LES MORTS NE MEURENT JAMAIS
La rencontre avec un écrivain se fait parfois par des chemins détournés. C’est ma passion adolescente (et immortelle) pour Gérard Philipe qui m’avait naturellement conduit, à l’automne 2019, à la lecture du « Dernier hiver du Cid ». La voix radiophonique tant admirée de Jérôme Garcin entrait alors dans ma bibliothèque et un immense auteur s’installait dans ma vie. Alors, quand « Mes fragiles », son dernier livre, débarqua en librairies au mois de janvier, une précipitation allègre et nerveuse s’empara de mes doigts et de mes yeux (lunettes de cinquantenaire comprises). La lecture fut intense et ininterrompue. Quasi cérémoniale. Et accompagnée par l’écoute des « Leçons de ténèbres » de François Couperin, évoquées par l’auteur dans les premières pages. Les morts conjuguées de la mère et du frère de Jérôme Garcin, la révélation d’une terrifiante anomalie chromosomique dont il est le porteur, le X fragile, sont la base de ce récit d’une force non pas surhumaine comme le veut la formule mais d’une force humaine, tout simplement, merveilleusement humaine. Parce que c’est bien l’humanité qui se dégage de ce livre, comme dans toute l’œuvre de Garcin. Cette humanité faite de fragiles et de fragilités.

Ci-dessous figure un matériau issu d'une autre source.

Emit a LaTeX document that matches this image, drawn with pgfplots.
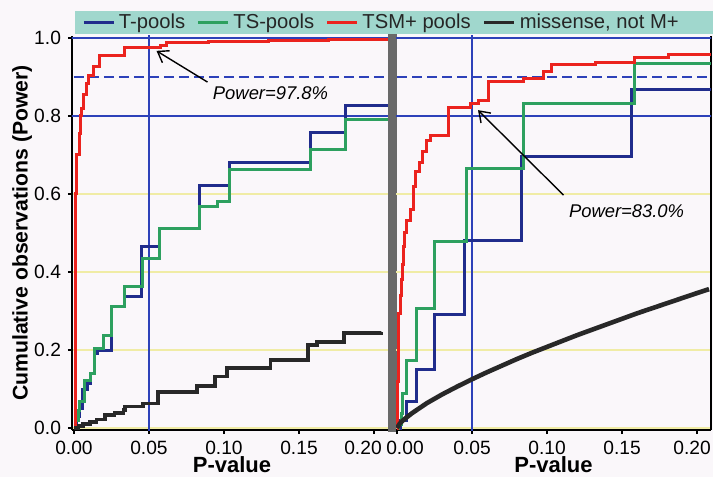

La tristesse, la noirceur, le désespoir auraient dû logiquement investir
les phrases de l’auteur, borner les paragraphes et les chapitres. Mais non.
Même si des larmes surprennent parfois le lecteur, la lumière de la vie éclaire
chaque page. La foi chrétienne de la mère, le talent de peintre du frère, entre
autres raisons de ne pas céder au néant de l’abattement et du renoncement, sont
des lègues que Jérôme Garcin raconte avec une grande pureté d’écriture. L’économie
des mots n’est pas de la radinerie mais du respect pour la langue et pour les
émotions qu’elle transmet. Ne jamais en faire trop, telle semble être la ligne
de conduite de celui qui n’écrit qu’à la campagne et avec la maîtrise et l’honnêteté
que réclament les chevaux qu’il monte inlassablement. On referme « Mes fragiles »
en pensant à ses propres morts. Ceux qui, comme le fait comprendre Jérôme Garcin,
ne meurent jamais.
« Mes fragiles »
de Jérôme Garcin. Éditions Gallimard. 14 Euros.